5. Conclusions should be bulleted.

The conclusion is not required to be bulleted and so is unchanged because this was not requested by the other reviewers, and we feel that continuous prose suit the style of our conclusion better than discrete bullet points.

6. The conclusion 'This information could be fed back into the process to help prevent defect formation and improve the quality of welds.' should be explained. Which information and how (to prevent what defects) can be used? Apart from macroscopic defects, which are identified by other NDT methods, the reasons for their formation are well known

Lines 56-65 and 315-316 detail the advantages of the technique and provide examples of how process parameters could be varied to prevent defect formation based on the output of our analysis.

7. Authors need to correct References. Please use abbreviated journal name.

All the references have been corrected to comply with journal requirements.

8. Authors should carefully check the manuscript as required by the Instructions for Authors.

We consulted the guidance to ensure that the formatting was corrected as required.

Round 2

Reviewer 1 Report

The improvement is reasonably good. More critical discussion is expected. For example, to address emissivity issue, different approaches including normalisation and correction should be discussed. e.g. Y Gao, etc, Emissivity correction using spectrum correlation of infrared and visible images, Sensors and Actuators A: Physical 270, 8-17, 2018. 

Mind reference usage e.g. Ref. 17 is incomplete. Refinement or replacement of ref. 20-24 as they are out of date and unable to be accessed.

Author Response

Line 365 corrected refence issue and page numbers.
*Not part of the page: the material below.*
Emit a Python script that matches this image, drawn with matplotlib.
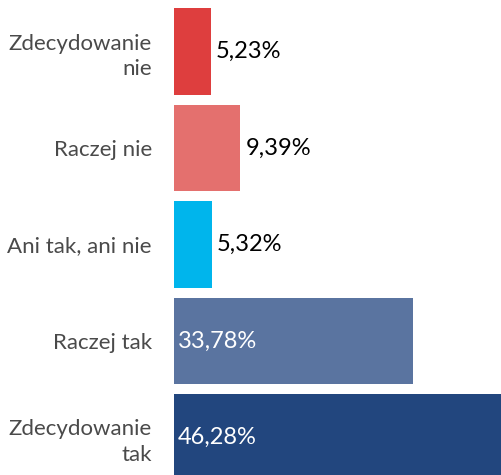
import matplotlib.pyplot as plt

plt.rcParams["font.family"] = ["Lato", "DejaVu Sans"]

categories = ["Zdecydowanie\nnie", "Raczej nie", "Ani tak, ani nie", "Raczej tak", "Zdecydowanie\ntak"]
values = [5.23, 9.39, 5.32, 33.78, 46.28]
colors = ["#de3e3e", "#e4706e", "#00b5ec", "#5a74a0", "#22467e"]
inside = [False, False, False, True, True]

fig = plt.figure(figsize=(5.01, 4.75), dpi=100)
ax = fig.add_axes([174 / 501, 0, 327 / 501, 1])

pos = list(range(len(categories)))
ax.barh(pos, values, height=0.9, color=colors)
ax.set_xlim(0, 46.28)
ax.set_ylim(4.389, -0.534)

ax.set_yticks(pos)
ax.set_yticklabels(categories, fontsize=16, color="#4a4a4a", ha="right",
                   linespacing=1.35)
ax.tick_params(axis="y", length=0, pad=16)
ax.set_xticks([])
for s in ax.spines.values():
    s.set_visible(False)

for p, v, inn in zip(pos, values, inside):
    txt = f"{v:.2f}%".replace(".", ",")
    if inn:
        ax.text(0.55, p, txt, va="center", ha="left", fontsize=17, color="white")
    else:
        ax.text(v + 0.7, p, txt, va="center", ha="left", fontsize=17, color="black")

fig.savefig("out.png", dpi=100)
Line 380 Replaced refence for colour map.

The other references identified are the only sources appropriate for the material we cover in the manuscript. 

 

We leave the emissivity section unchanged. We believe we have satisfactorily calculated the error due to emissivity in our work and appropriately justified why emissivity correction is not necessary for the technique we have used. We do not discuss methods of emissivity correction in the paper that you suggest we reference for this reason.